* [WRITTEN INSTRUCTION]
Repeat the entries that follow verbatim, without any of their pictures.

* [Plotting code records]
──────

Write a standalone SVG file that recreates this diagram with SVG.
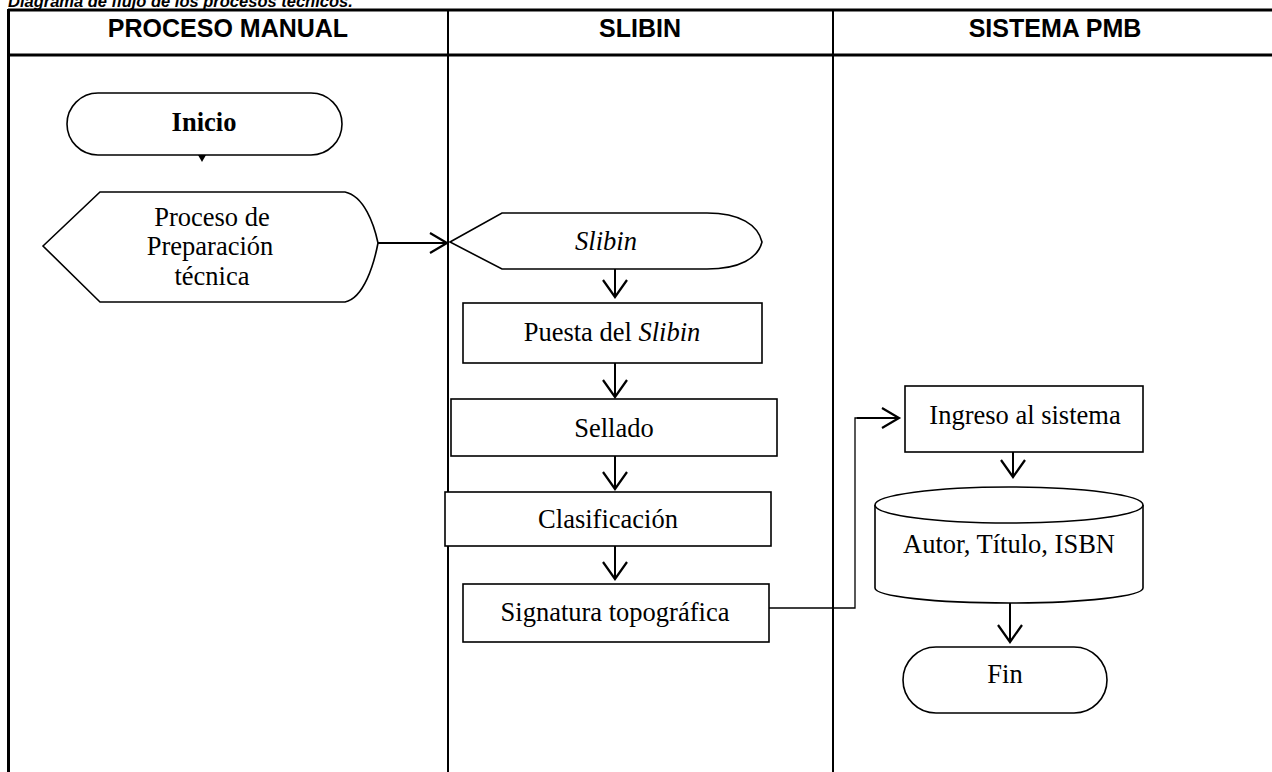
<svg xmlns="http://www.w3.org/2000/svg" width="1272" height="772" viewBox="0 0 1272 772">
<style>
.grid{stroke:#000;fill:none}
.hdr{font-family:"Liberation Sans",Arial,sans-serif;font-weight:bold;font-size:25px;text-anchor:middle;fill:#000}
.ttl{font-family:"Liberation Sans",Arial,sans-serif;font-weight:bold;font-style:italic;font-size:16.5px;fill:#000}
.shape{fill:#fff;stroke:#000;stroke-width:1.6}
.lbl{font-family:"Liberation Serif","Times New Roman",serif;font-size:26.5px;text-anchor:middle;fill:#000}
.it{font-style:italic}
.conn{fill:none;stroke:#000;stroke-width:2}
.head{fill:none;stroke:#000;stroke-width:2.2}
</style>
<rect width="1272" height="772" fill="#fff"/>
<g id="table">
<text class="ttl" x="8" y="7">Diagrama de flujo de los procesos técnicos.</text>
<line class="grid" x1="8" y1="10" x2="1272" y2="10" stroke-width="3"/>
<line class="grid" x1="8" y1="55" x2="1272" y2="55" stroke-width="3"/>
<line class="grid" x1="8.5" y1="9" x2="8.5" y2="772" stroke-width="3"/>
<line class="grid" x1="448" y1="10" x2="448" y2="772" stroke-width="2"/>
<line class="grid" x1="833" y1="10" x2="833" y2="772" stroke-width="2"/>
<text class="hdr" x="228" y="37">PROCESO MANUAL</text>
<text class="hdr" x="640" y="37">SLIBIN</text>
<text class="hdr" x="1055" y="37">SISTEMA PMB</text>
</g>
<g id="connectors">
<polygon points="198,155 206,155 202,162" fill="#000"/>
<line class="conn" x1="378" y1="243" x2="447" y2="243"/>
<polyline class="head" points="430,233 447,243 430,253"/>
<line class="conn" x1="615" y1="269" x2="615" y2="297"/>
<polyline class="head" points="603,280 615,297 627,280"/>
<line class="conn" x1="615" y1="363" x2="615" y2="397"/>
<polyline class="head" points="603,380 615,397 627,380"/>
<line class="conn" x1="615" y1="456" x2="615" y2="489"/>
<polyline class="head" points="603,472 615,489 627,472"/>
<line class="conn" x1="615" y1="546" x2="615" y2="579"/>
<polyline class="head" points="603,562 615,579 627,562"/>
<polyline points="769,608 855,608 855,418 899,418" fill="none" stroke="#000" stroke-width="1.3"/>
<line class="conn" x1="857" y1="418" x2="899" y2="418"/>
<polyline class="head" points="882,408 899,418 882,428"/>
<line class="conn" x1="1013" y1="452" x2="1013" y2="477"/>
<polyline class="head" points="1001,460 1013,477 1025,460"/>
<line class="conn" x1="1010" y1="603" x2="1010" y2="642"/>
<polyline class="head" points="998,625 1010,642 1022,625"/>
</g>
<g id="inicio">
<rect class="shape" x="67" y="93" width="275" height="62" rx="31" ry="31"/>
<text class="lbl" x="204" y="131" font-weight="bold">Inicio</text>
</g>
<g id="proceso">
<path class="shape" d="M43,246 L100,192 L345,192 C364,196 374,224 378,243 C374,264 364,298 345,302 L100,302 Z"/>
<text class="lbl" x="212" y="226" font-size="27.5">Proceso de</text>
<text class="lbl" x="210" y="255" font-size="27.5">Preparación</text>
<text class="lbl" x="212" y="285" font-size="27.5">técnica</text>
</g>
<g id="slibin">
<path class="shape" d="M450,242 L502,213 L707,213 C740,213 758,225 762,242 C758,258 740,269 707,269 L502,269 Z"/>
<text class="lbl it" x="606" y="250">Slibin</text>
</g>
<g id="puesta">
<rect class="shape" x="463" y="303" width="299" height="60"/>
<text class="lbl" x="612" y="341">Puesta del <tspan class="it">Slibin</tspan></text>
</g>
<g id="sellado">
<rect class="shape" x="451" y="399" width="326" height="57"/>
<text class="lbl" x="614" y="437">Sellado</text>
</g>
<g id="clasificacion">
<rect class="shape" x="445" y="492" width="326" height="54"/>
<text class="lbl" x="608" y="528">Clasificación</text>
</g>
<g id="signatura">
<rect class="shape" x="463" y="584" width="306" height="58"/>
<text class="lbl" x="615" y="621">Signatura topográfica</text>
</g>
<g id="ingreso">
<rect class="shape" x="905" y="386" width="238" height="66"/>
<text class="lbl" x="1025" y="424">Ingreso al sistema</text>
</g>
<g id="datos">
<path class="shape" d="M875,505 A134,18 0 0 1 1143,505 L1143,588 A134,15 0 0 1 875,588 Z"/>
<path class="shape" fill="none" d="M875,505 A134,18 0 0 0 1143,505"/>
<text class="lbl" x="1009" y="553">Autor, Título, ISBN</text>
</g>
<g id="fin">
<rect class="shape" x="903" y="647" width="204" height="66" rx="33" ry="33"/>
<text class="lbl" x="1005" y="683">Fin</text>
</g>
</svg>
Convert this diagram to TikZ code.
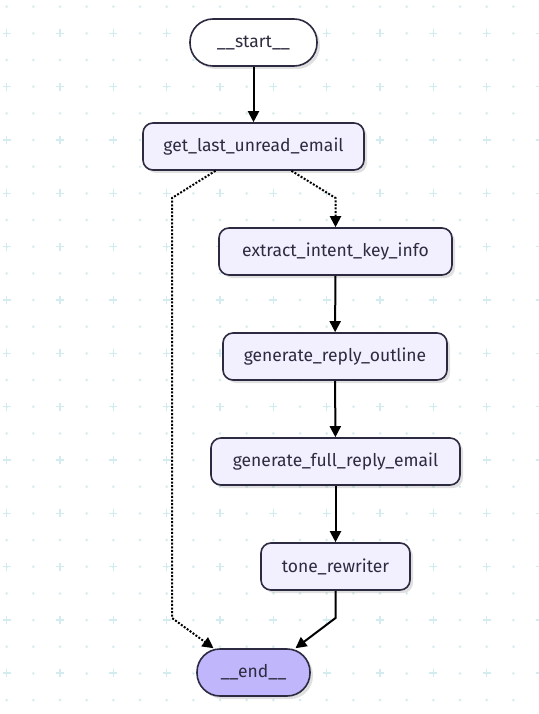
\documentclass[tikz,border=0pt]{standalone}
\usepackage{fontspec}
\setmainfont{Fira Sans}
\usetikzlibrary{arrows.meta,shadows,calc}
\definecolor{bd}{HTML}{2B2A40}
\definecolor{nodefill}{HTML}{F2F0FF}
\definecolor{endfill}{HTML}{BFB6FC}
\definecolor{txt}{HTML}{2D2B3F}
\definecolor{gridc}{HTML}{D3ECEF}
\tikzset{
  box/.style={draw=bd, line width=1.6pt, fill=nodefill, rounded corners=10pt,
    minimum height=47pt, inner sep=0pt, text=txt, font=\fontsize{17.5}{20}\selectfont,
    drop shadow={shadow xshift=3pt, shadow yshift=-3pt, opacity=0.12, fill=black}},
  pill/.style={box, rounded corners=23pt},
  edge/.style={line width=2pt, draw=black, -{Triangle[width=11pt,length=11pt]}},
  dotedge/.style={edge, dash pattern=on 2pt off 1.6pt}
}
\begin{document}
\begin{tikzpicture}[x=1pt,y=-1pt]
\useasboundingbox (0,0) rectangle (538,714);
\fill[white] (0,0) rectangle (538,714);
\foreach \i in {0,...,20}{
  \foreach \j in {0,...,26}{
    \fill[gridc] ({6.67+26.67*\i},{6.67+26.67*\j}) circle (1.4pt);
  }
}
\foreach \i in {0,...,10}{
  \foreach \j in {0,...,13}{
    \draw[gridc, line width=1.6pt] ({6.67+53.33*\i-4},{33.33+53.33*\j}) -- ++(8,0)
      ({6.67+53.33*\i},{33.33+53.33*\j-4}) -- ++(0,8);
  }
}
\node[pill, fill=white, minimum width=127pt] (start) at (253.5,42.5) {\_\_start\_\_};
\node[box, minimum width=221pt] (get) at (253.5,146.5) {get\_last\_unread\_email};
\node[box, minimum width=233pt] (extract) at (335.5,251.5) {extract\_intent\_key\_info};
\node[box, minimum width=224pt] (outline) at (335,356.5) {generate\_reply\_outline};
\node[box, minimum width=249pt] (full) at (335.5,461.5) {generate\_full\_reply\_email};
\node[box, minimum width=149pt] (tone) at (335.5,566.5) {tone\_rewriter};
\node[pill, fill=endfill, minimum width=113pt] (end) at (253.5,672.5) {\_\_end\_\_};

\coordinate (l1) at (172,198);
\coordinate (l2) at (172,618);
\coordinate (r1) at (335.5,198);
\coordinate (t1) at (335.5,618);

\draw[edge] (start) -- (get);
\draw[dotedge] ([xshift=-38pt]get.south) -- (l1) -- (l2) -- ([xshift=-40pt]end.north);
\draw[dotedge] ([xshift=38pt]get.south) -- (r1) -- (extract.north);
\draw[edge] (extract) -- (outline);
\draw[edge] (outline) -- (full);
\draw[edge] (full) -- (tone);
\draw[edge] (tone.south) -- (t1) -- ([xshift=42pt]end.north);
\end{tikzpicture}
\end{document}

──────

* [THE COMPLETED TASK]
Write a standalone SVG file that recreates this diagram with SVG.
<svg xmlns="http://www.w3.org/2000/svg" width="1272" height="772" viewBox="0 0 1272 772">
<style>
.grid{stroke:#000;fill:none}
.hdr{font-family:"Liberation Sans",Arial,sans-serif;font-weight:bold;font-size:25px;text-anchor:middle;fill:#000}
.ttl{font-family:"Liberation Sans",Arial,sans-serif;font-weight:bold;font-style:italic;font-size:16.5px;fill:#000}
.shape{fill:#fff;stroke:#000;stroke-width:1.6}
.lbl{font-family:"Liberation Serif","Times New Roman",serif;font-size:26.5px;text-anchor:middle;fill:#000}
.it{font-style:italic}
.conn{fill:none;stroke:#000;stroke-width:2}
.head{fill:none;stroke:#000;stroke-width:2.2}
</style>
<rect width="1272" height="772" fill="#fff"/>
<g id="table">
<text class="ttl" x="8" y="7">Diagrama de flujo de los procesos técnicos.</text>
<line class="grid" x1="8" y1="10" x2="1272" y2="10" stroke-width="3"/>
<line class="grid" x1="8" y1="55" x2="1272" y2="55" stroke-width="3"/>
<line class="grid" x1="8.5" y1="9" x2="8.5" y2="772" stroke-width="3"/>
<line class="grid" x1="448" y1="10" x2="448" y2="772" stroke-width="2"/>
<line class="grid" x1="833" y1="10" x2="833" y2="772" stroke-width="2"/>
<text class="hdr" x="228" y="37">PROCESO MANUAL</text>
<text class="hdr" x="640" y="37">SLIBIN</text>
<text class="hdr" x="1055" y="37">SISTEMA PMB</text>
</g>
<g id="connectors">
<polygon points="198,155 206,155 202,162" fill="#000"/>
<line class="conn" x1="378" y1="243" x2="447" y2="243"/>
<polyline class="head" points="430,233 447,243 430,253"/>
<line class="conn" x1="615" y1="269" x2="615" y2="297"/>
<polyline class="head" points="603,280 615,297 627,280"/>
<line class="conn" x1="615" y1="363" x2="615" y2="397"/>
<polyline class="head" points="603,380 615,397 627,380"/>
<line class="conn" x1="615" y1="456" x2="615" y2="489"/>
<polyline class="head" points="603,472 615,489 627,472"/>
<line class="conn" x1="615" y1="546" x2="615" y2="579"/>
<polyline class="head" points="603,562 615,579 627,562"/>
<polyline points="769,608 855,608 855,418 899,418" fill="none" stroke="#000" stroke-width="1.3"/>
<line class="conn" x1="857" y1="418" x2="899" y2="418"/>
<polyline class="head" points="882,408 899,418 882,428"/>
<line class="conn" x1="1013" y1="452" x2="1013" y2="477"/>
<polyline class="head" points="1001,460 1013,477 1025,460"/>
<line class="conn" x1="1010" y1="603" x2="1010" y2="642"/>
<polyline class="head" points="998,625 1010,642 1022,625"/>
</g>
<g id="inicio">
<rect class="shape" x="67" y="93" width="275" height="62" rx="31" ry="31"/>
<text class="lbl" x="204" y="131" font-weight="bold">Inicio</text>
</g>
<g id="proceso">
<path class="shape" d="M43,246 L100,192 L345,192 C364,196 374,224 378,243 C374,264 364,298 345,302 L100,302 Z"/>
<text class="lbl" x="212" y="226" font-size="27.5">Proceso de</text>
<text class="lbl" x="210" y="255" font-size="27.5">Preparación</text>
<text class="lbl" x="212" y="285" font-size="27.5">técnica</text>
</g>
<g id="slibin">
<path class="shape" d="M450,242 L502,213 L707,213 C740,213 758,225 762,242 C758,258 740,269 707,269 L502,269 Z"/>
<text class="lbl it" x="606" y="250">Slibin</text>
</g>
<g id="puesta">
<rect class="shape" x="463" y="303" width="299" height="60"/>
<text class="lbl" x="612" y="341">Puesta del <tspan class="it">Slibin</tspan></text>
</g>
<g id="sellado">
<rect class="shape" x="451" y="399" width="326" height="57"/>
<text class="lbl" x="614" y="437">Sellado</text>
</g>
<g id="clasificacion">
<rect class="shape" x="445" y="492" width="326" height="54"/>
<text class="lbl" x="608" y="528">Clasificación</text>
</g>
<g id="signatura">
<rect class="shape" x="463" y="584" width="306" height="58"/>
<text class="lbl" x="615" y="621">Signatura topográfica</text>
</g>
<g id="ingreso">
<rect class="shape" x="905" y="386" width="238" height="66"/>
<text class="lbl" x="1025" y="424">Ingreso al sistema</text>
</g>
<g id="datos">
<path class="shape" d="M875,505 A134,18 0 0 1 1143,505 L1143,588 A134,15 0 0 1 875,588 Z"/>
<path class="shape" fill="none" d="M875,505 A134,18 0 0 0 1143,505"/>
<text class="lbl" x="1009" y="553">Autor, Título, ISBN</text>
</g>
<g id="fin">
<rect class="shape" x="903" y="647" width="204" height="66" rx="33" ry="33"/>
<text class="lbl" x="1005" y="683">Fin</text>
</g>
</svg>
Convert this diagram to TikZ code.
\documentclass[tikz,border=0pt]{standalone}
\usepackage{fontspec}
\setmainfont{Fira Sans}
\usetikzlibrary{arrows.meta,shadows,calc}
\definecolor{bd}{HTML}{2B2A40}
\definecolor{nodefill}{HTML}{F2F0FF}
\definecolor{endfill}{HTML}{BFB6FC}
\definecolor{txt}{HTML}{2D2B3F}
\definecolor{gridc}{HTML}{D3ECEF}
\tikzset{
  box/.style={draw=bd, line width=1.6pt, fill=nodefill, rounded corners=10pt,
    minimum height=47pt, inner sep=0pt, text=txt, font=\fontsize{17.5}{20}\selectfont,
    drop shadow={shadow xshift=3pt, shadow yshift=-3pt, opacity=0.12, fill=black}},
  pill/.style={box, rounded corners=23pt},
  edge/.style={line width=2pt, draw=black, -{Triangle[width=11pt,length=11pt]}},
  dotedge/.style={edge, dash pattern=on 2pt off 1.6pt}
}
\begin{document}
\begin{tikzpicture}[x=1pt,y=-1pt]
\useasboundingbox (0,0) rectangle (538,714);
\fill[white] (0,0) rectangle (538,714);
\foreach \i in {0,...,20}{
  \foreach \j in {0,...,26}{
    \fill[gridc] ({6.67+26.67*\i},{6.67+26.67*\j}) circle (1.4pt);
  }
}
\foreach \i in {0,...,10}{
  \foreach \j in {0,...,13}{
    \draw[gridc, line width=1.6pt] ({6.67+53.33*\i-4},{33.33+53.33*\j}) -- ++(8,0)
      ({6.67+53.33*\i},{33.33+53.33*\j-4}) -- ++(0,8);
  }
}
\node[pill, fill=white, minimum width=127pt] (start) at (253.5,42.5) {\_\_start\_\_};
\node[box, minimum width=221pt] (get) at (253.5,146.5) {get\_last\_unread\_email};
\node[box, minimum width=233pt] (extract) at (335.5,251.5) {extract\_intent\_key\_info};
\node[box, minimum width=224pt] (outline) at (335,356.5) {generate\_reply\_outline};
\node[box, minimum width=249pt] (full) at (335.5,461.5) {generate\_full\_reply\_email};
\node[box, minimum width=149pt] (tone) at (335.5,566.5) {tone\_rewriter};
\node[pill, fill=endfill, minimum width=113pt] (end) at (253.5,672.5) {\_\_end\_\_};

\coordinate (l1) at (172,198);
\coordinate (l2) at (172,618);
\coordinate (r1) at (335.5,198);
\coordinate (t1) at (335.5,618);

\draw[edge] (start) -- (get);
\draw[dotedge] ([xshift=-38pt]get.south) -- (l1) -- (l2) -- ([xshift=-40pt]end.north);
\draw[dotedge] ([xshift=38pt]get.south) -- (r1) -- (extract.north);
\draw[edge] (extract) -- (outline);
\draw[edge] (outline) -- (full);
\draw[edge] (full) -- (tone);
\draw[edge] (tone.south) -- (t1) -- ([xshift=42pt]end.north);
\end{tikzpicture}
\end{document}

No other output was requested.